- Genre: Crime thriller
- Based on: The Bait by Dorothy Uhnak
- Teleplay by: Don M. Mankiewicz; Gordon Cotler;
- Directed by: Leonard Horn
- Starring: Donna Mills; Michael Constantine; Bill Devane; Arlene Golonka; June Lockhart;
- Music by: Jack Elliott; Allyn Ferguson;
- Country of origin: United States
- Original language: English

Production
- Executive producers: Aaron Spelling; Leonard Goldberg;
- Producer: Peter Nelson
- Cinematography: Gert Andersen
- Editors: Leon Carrere; Neil Travis;
- Running time: 78 minutes
- Production companies: ABC Circle Films; Spelling-Goldberg Productions;

Original release
- Network: ABC
- Release: March 13, 1973

= The Bait (1973 film) =

The Bait is a 1973 American crime thriller television film about LAPD Detective Tracy Fleming, who is out to catch a serial killer and rapist preying on women in Los Angeles.
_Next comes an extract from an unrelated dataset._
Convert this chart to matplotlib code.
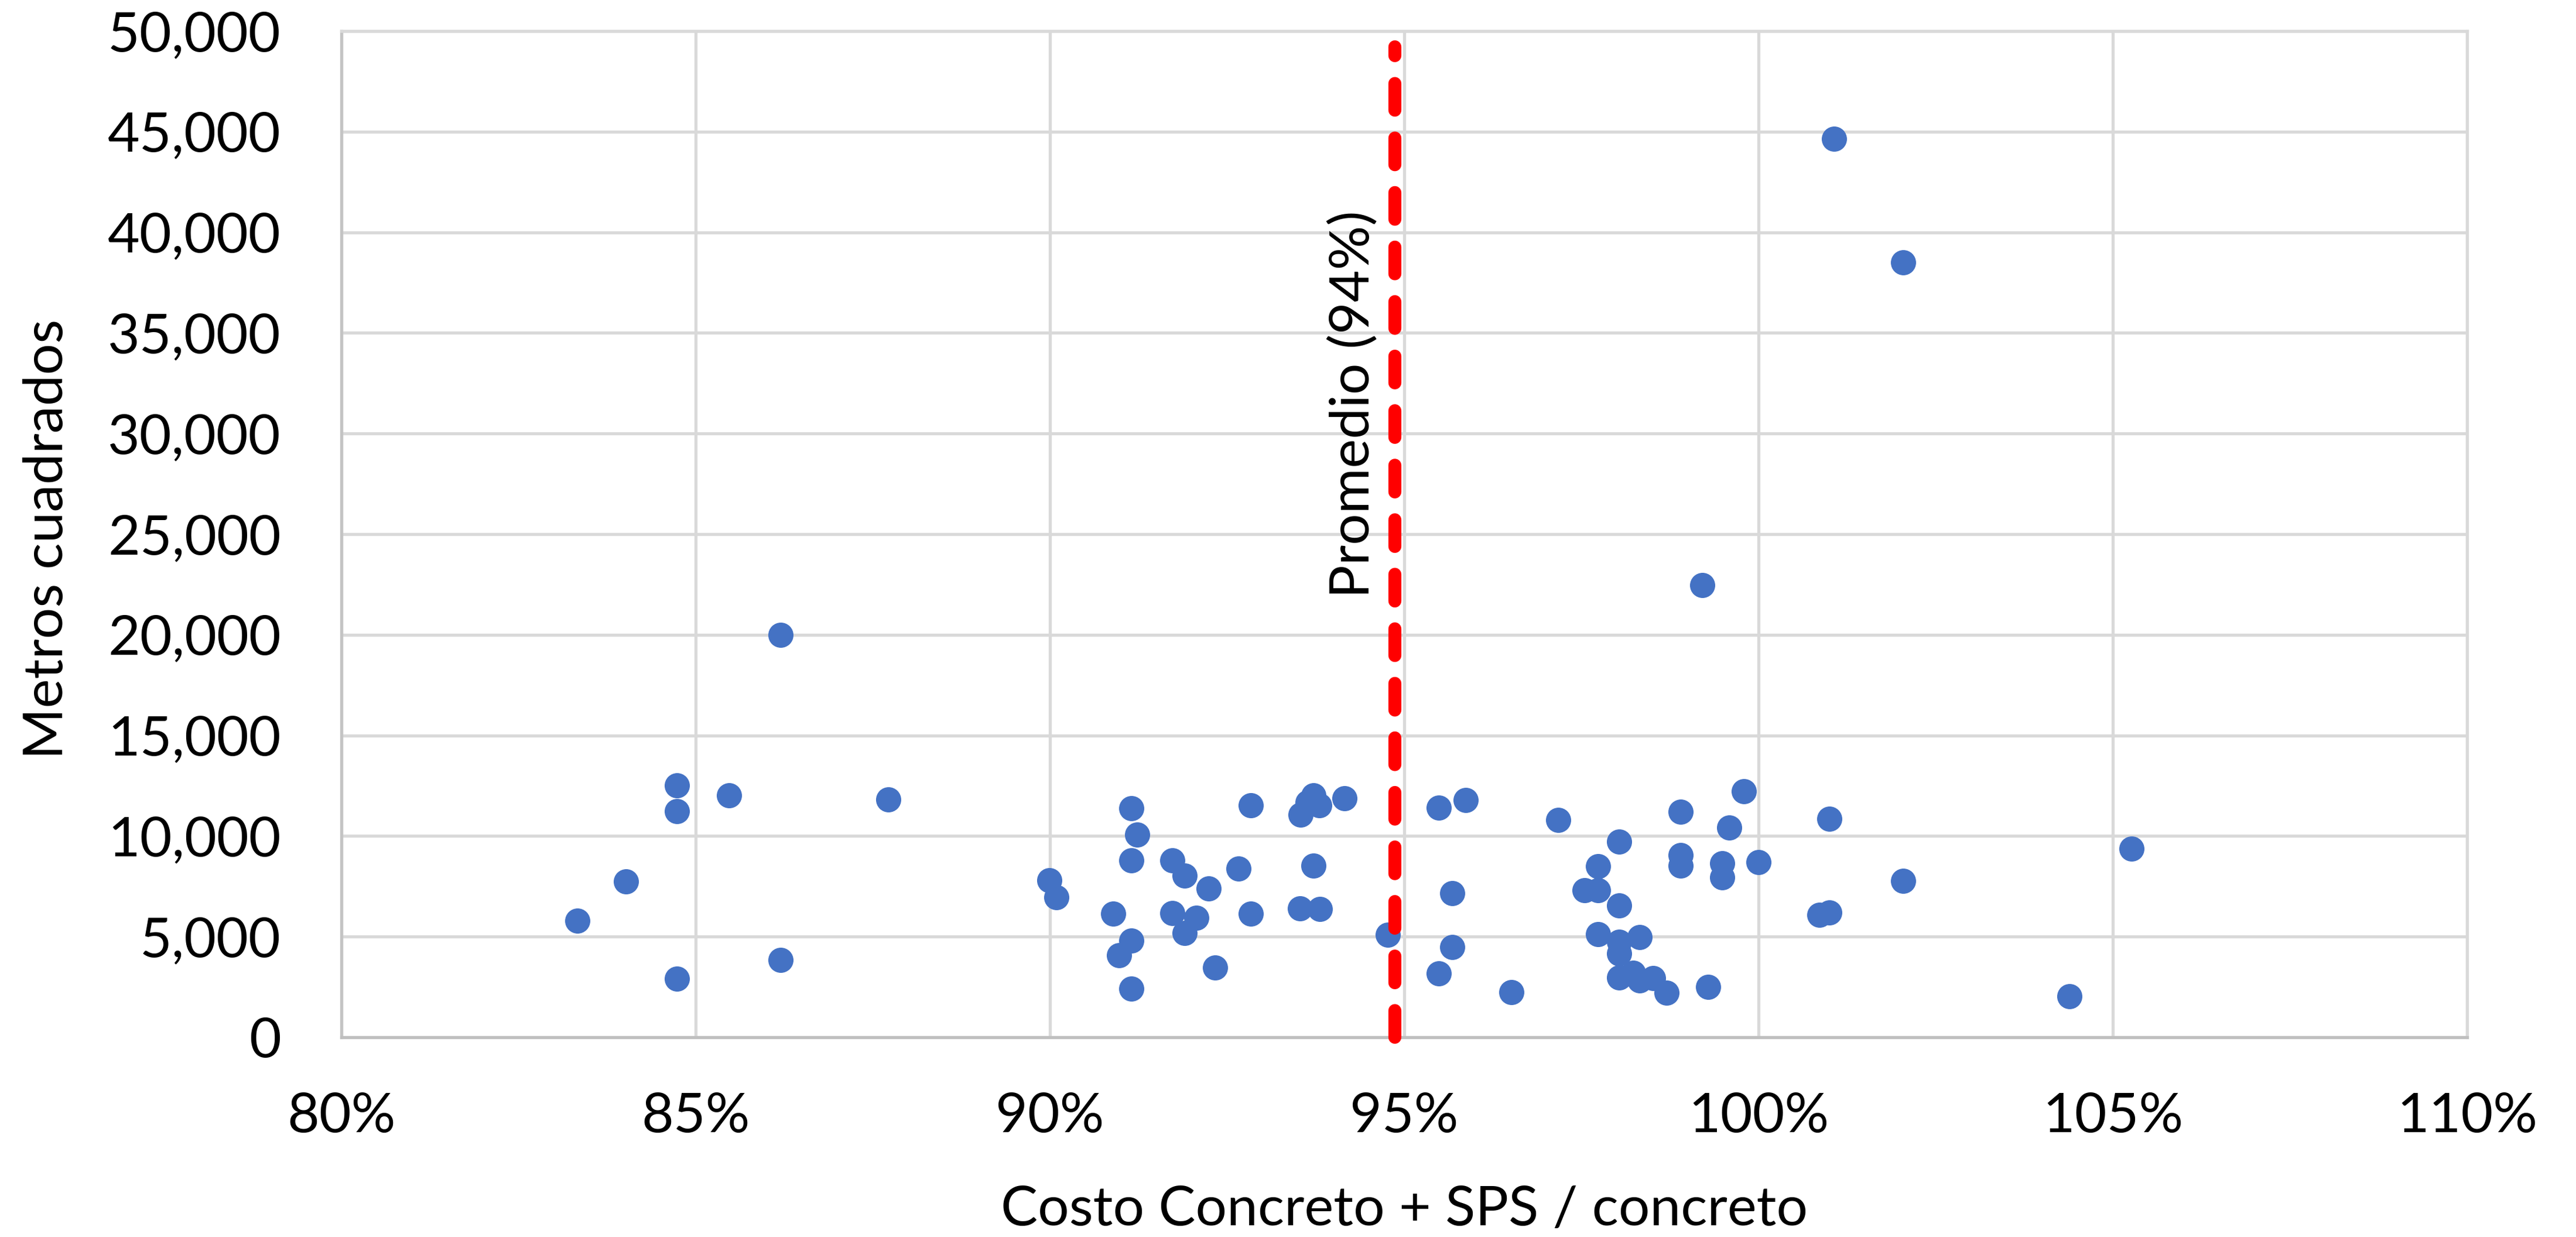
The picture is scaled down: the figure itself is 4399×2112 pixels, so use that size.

Filmed in 1971 and released in 1973, it stars Donna Mills. The film was based on former police officer Dorothy Uhnak's first novel, also titled The Bait, which won the MWA's Edgar for Best First Novel. She was reportedly embarrassed over the liberties taken with her work by this film. The film itself was the pilot for an unlaunched weekly TV series.

The Ledger, a later book by Ms. Uhnak featuring the same character, NYPD Detective Christie Opara, was adapted into the TV-film Get Christie Love! It also took liberties with the source material, but was, nonetheless, successfully turned into a TV series the following season.